*REQUIRED WORK*
Which lines run from the first one up to and including the one with "import plotly.graph_objects as go"? Print exactly those.
━━━━━━━━━━
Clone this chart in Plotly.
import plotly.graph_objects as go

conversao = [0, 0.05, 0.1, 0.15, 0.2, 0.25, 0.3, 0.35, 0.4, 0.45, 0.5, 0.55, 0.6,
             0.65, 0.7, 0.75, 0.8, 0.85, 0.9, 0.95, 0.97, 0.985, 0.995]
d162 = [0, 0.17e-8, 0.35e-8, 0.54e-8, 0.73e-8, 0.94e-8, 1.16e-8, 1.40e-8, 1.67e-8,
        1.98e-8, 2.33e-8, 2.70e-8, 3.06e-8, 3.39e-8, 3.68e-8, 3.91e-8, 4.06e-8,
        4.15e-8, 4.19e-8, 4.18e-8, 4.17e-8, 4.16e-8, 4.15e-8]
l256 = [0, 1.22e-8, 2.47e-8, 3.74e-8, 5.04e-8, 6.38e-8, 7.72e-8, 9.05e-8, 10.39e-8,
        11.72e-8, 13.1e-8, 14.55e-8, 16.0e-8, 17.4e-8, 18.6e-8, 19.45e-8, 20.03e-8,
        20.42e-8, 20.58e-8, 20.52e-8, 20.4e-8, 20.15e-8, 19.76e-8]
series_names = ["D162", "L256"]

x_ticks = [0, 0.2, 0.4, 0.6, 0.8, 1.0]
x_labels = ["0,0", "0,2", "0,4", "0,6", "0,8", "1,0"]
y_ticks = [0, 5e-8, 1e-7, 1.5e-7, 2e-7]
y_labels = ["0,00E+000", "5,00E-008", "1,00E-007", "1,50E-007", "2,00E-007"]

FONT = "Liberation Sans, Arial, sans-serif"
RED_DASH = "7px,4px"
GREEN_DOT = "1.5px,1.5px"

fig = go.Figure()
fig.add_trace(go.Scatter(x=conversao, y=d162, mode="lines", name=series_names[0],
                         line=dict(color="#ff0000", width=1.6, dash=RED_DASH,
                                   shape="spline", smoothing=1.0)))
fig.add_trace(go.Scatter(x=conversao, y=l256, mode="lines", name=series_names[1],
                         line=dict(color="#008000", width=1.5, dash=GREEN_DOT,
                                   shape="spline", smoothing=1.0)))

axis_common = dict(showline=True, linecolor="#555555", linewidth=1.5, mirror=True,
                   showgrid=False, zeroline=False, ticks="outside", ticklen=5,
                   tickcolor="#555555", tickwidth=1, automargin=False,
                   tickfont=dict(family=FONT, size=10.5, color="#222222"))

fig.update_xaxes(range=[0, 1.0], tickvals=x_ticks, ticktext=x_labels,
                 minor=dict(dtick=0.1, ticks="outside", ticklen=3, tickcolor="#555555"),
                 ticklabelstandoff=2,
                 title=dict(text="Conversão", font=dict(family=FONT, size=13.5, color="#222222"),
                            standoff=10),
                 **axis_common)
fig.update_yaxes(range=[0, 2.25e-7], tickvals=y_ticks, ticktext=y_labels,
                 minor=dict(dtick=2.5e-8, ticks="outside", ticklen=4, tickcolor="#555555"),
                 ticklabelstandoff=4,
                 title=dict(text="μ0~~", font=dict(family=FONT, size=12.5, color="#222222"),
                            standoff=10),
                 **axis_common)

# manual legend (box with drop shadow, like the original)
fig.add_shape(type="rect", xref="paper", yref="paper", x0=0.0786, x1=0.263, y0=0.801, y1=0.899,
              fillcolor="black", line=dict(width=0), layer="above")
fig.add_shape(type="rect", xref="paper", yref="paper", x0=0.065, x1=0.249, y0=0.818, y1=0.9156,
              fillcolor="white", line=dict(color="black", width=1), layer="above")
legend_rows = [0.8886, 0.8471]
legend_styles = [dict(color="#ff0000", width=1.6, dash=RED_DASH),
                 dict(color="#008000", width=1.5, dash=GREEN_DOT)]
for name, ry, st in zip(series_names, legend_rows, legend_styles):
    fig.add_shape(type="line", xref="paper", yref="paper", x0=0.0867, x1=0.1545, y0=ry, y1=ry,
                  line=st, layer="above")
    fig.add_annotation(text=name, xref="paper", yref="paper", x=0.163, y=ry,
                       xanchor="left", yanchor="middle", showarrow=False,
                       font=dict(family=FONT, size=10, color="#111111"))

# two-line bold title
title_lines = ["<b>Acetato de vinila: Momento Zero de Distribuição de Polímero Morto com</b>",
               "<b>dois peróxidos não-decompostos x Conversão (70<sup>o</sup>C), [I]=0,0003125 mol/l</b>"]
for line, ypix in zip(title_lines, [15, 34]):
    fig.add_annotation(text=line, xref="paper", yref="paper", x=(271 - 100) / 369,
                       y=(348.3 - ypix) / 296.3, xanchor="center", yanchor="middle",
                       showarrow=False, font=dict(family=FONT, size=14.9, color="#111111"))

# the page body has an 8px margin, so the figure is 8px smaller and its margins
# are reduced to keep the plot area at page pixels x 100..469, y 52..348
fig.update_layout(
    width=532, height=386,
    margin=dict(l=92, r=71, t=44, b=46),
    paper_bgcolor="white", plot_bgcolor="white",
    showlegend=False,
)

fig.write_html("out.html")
━━━━━━━━━━
*SOLUTION TO THIS EXERCISE*
Clone this chart in Plotly.
import plotly.graph_objects as go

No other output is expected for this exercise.